Keza kanunun Ek 1. maddesi ile ilave tediyelerin Toplu İş Sözleşmesi ile kararlaştırılması halinde buna sınır getirilmiş ve “Bu Kanun uyarınca işçilere yapılan ilave tediyelerden ayrı olarak, her yıl için her biri bir aylık istihkakları tutarını (hafta ve genel tatil ücretleri dahil) geçmemek şartıyla toplu iş sözleşmeleri ile en çok iki ikramiye daha verilebilir” düzenlemesine yer verilmiştir. Toplu iş sözleşmesi ile yukarda belirtilen kurumlarda çalışan işçilere en çok iki ay daha ilave tediye ödeneceğinin kararlaştırılabileceği, bu miktar üzerinde ödeme yapılacağı şeklindeki düzenlemenin yasal sınırı aşan miktarda geçersiz olacağını kabul etmek gerekir.

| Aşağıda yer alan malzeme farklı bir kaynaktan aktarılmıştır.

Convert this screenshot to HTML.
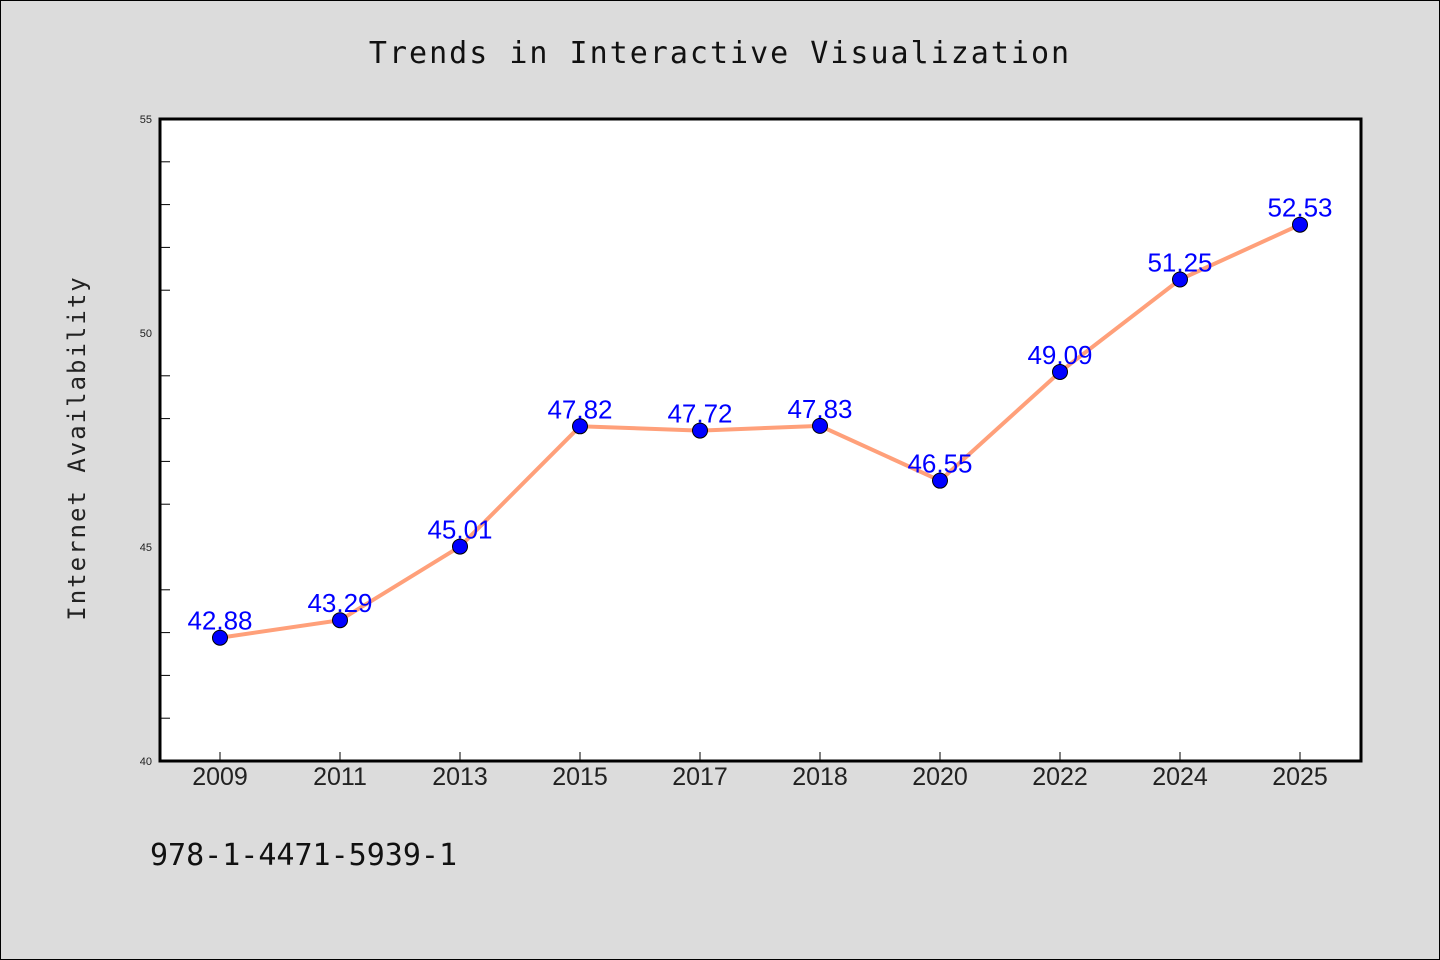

Kanun, kapsam içinde olmayan ancak toplu iş sözleşmesi uygulanacak işyerleri içinde ek 2. madde ile bir sınırlama getirmiş ve kapsamda kalmayan işyerlerinde Toplu İş Sözleşmeleri ile en çok 4 aylık, yeraltındaki işyerlerin de ise en çok 5 aylık ilave tediye oranında ücret ödeneceği kuralına yer vermiştir. Ancak bu tür işyerlerinde Toplu İş Sözleşmesi ile kararlaştırılan bu tür ödemeleri ilave tediye olarak değil, akdi ikramiye olarak kabul etmek yerinde olacaktır.
Somut olayda mahkemece, davalı işverenin 6772 sayılı Kanunda Belediyeler ve Belediyeye bağlı kuruluşların kanun kapsamında değerlendirileceğinin belirtildiği, dosya kapsamına göre davalı şirketin %89,8 hissesinin İzmir Büyükşehir Belediye Başkanlığına, %9,6 hissesinin İzmir Büyükşehir Belediyesi ESHOT Genel Müdürlüğüne, %0,171 hissesinin İZDENİZ A.Ş.’ye, %0,257 hissesinin Ege Şehir Plan.A.Ş.’ye, %0,172 hissesinin de İZELMAN A.Ş.’ye ait olduğu, ortak şirketlerin de büyük hissesinin İzmir Büyükşehir Belediye Başkanlığına ait olduğu görüldüğünden, davalı şirketin de 6772 sayılı Yasa kapsamında olduğu kanaatine varılarak davacının ilave tediye alacağının kabulüne karar verilmiştir.
Dosya kapsamındaki kayıtlara göre davacının 02.09.1994-11.12.2002 tarihleri arasında İzelman A.Ş.’ye ait muhtalif sicil numaralı işyerlerinde, 12.12.2002-29.11.2014 tarihleri arasında davalı İzulaş İzmir Ulaşım Hiz.ve Mak.San.A.Ş.’ye ait 1188989.35 sicil numaralı işyerinde çalıştığı anlaşılmaktadır.
Davalı şirket yukarıda belirtilen devlet tarafından yasa ve yasanın verdiği yetki ile idari işlemle kurulan ve kamusal yetki ve ayrıcalıklardan yararlanan kamu tüzel kişilikleri ve bunlara bağlı kuruşlardan değildir. Şu halde davacı, dava dışı Belediyeden ayrı ve bağımsız olarak kurulmuş özel hukuk hükümlerine tabi şirket işçisi olup, 6772 sayılı Kanun kapsamında ilave tediye alacağına hak kazanamayacağı açıktır. (Dairemizin 2017/46065 E.,2017/ 45329 E., 2017/44530 E., 2017/44529 E. , 2018/7406 E., 2019/2728 E. ve 2019/155 E. sayılı dosyalarında verilen kararlar da bu doğrultudadır). Mahkemece, talebin reddi gerekirken, yazılı gerekçe ile kabulüne karar verilmesi hatalı olup, kararın bu sebeple bozulması gerekmiştir.
Sonuç: Temyiz olunan hükmün yukarıda açıklanan sebeplerden BOZULMASINA, peşin alınan temyiz harcının istek halinde ilgiliye iadesine, 03.03.2020 tarihinde oybirliği ile karar verildi.